Rediff's popularity is only a fraction of that of the giants like MSN, Yahoo and Google...atleast on the global level. So, it knows it can dare to go ahead with this move without actually needing to invest HUGE sums immediately.
If Google declares of unlimited storage, it would send ripples down the Internet world and then Yahoo and MSN would react heavily.
Also, as Vinayak points out, people will not upload huge data their mailing accounts. That space will mostly be utilised for preserving mail. Although the idea of storing all the data on the Internet isn't far off, what with Internet OSes slowly coming out of the Labs.
However, I would like to point out a few things to Vinayak, crossing the 1 GB limit is not a big deal. Try subscribing to the kernel mailing list and see the amount of mails you recieve everyday. Also, rediff already has facilites for domain names, and POP accounts.
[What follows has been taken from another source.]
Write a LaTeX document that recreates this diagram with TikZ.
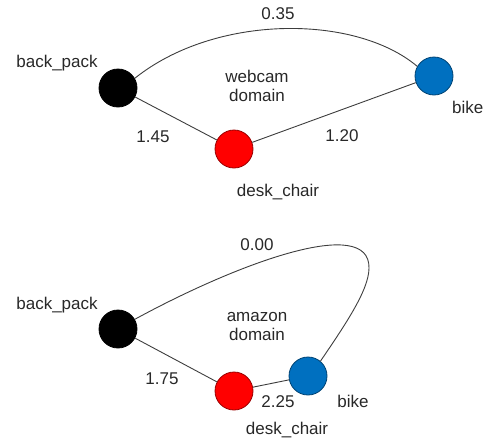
\documentclass[tikz,border=0pt]{standalone}
\usepackage{fontspec}
\setmainfont{Liberation Sans}
\definecolor{bikeblue}{RGB}{0,112,192}
\definecolor{chairred}{RGB}{255,0,0}
\definecolor{ink}{RGB}{40,40,40}
\tikzset{
  dot/.style={circle, minimum size=38pt, inner sep=0pt, line width=0.8pt},
  lbl/.style={font=\fontsize{17}{19}\selectfont, text=ink, inner sep=0pt},
  edge/.style={draw=ink!90, line width=0.9pt}
}
\begin{document}
\begin{tikzpicture}[x=1pt, y=-1pt]
\useasboundingbox (0,0) rectangle (485,440);

% ---- webcam domain ----
\node[dot, fill=black, draw=black] (bp1) at (118,88) {};
\node[dot, fill=chairred, draw=red!60!black] (dc1) at (234,149) {};
\node[dot, fill=bikeblue, draw=bikeblue!60!black] (bk1) at (434,76) {};

\node[lbl] (bpl1) at (57,63) {back\_pack};
\node[lbl] (dcl1) at (278,192) {desk\_chair};
\node[lbl, anchor=west] (bkl1) at (452,107) {bike};
\node[lbl, align=center] (dom1) at (257,86) {webcam\\domain};
\node[lbl] (w11) at (278,14) {0.35};
\node[lbl] (w12) at (153,137) {1.45};
\node[lbl] (w13) at (342,136) {1.20};

\draw[edge] (bp1) -- (dc1);
\draw[edge] (dc1) -- (bk1);
\draw[edge] (bp1.30) .. controls (215,14) and (355,14) .. (bk1.150);

% ---- amazon domain ----
\node[dot, fill=black, draw=black] (bp2) at (118,329) {};
\node[dot, fill=chairred, draw=red!60!black] (dc2) at (234,391) {};
\node[dot, fill=bikeblue, draw=bikeblue!60!black] (bk2) at (308,376) {};

\node[lbl] (bpl2) at (57,305) {back\_pack};
\node[lbl] (dcl2) at (287,430) {desk\_chair};
\node[lbl] (bkl2) at (353,401) {bike};
\node[lbl, align=center] (dom2) at (257,327) {amazon\\domain};
\node[lbl] (w21) at (257,245) {0.00};
\node[lbl] (w22) at (162,379) {1.75};
\node[lbl] (w23) at (278,402) {2.25};

\draw[edge] (bp2) -- (dc2);
\draw[edge] (dc2) -- (bk2);
\coordinate (turn) at (369,268);
\draw[edge] (bp2.30) .. controls (240,262) and (370,215) .. (turn)
  .. controls (369,290) and (345,325) .. (bk2.50);
\end{tikzpicture}
\end{document}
Rediff now certainly DOES have a differentiating factor but that still isnt enough to drive users away from yahoo or gmail.
I read this story on rediff.com itself today.
It cannot be used for media storage. Without FTP access any space cannot be used as storage space.People do not send heavy files as attachments anyways. When I say heavy files means files in excess of 50MB. Without such heavy files, it is unlikely that anybody will use even 1GB space in next 5 years.
Rediff can keep its commitment or not, only they can say about it. They must have calculated it from their side as well.
Web interface is key to competing with Gmail & Yahoo. As it requires heavy investment to compete at that level, rediff can position itself differently.
1. Allow users to bring their own domain name and use rediff as backbone. As gmail does.
2. Allow synchronization with outlook or thunderbird at a small fee. Or build up email client software which can be used as offline tool to view & compose emails.
If rediff can get into service level agreement with indian corporate sector, it has huge potential. Google & Yahoo cannot compete there. As almost all businesses in India depend on emails, there is no shortage of clients.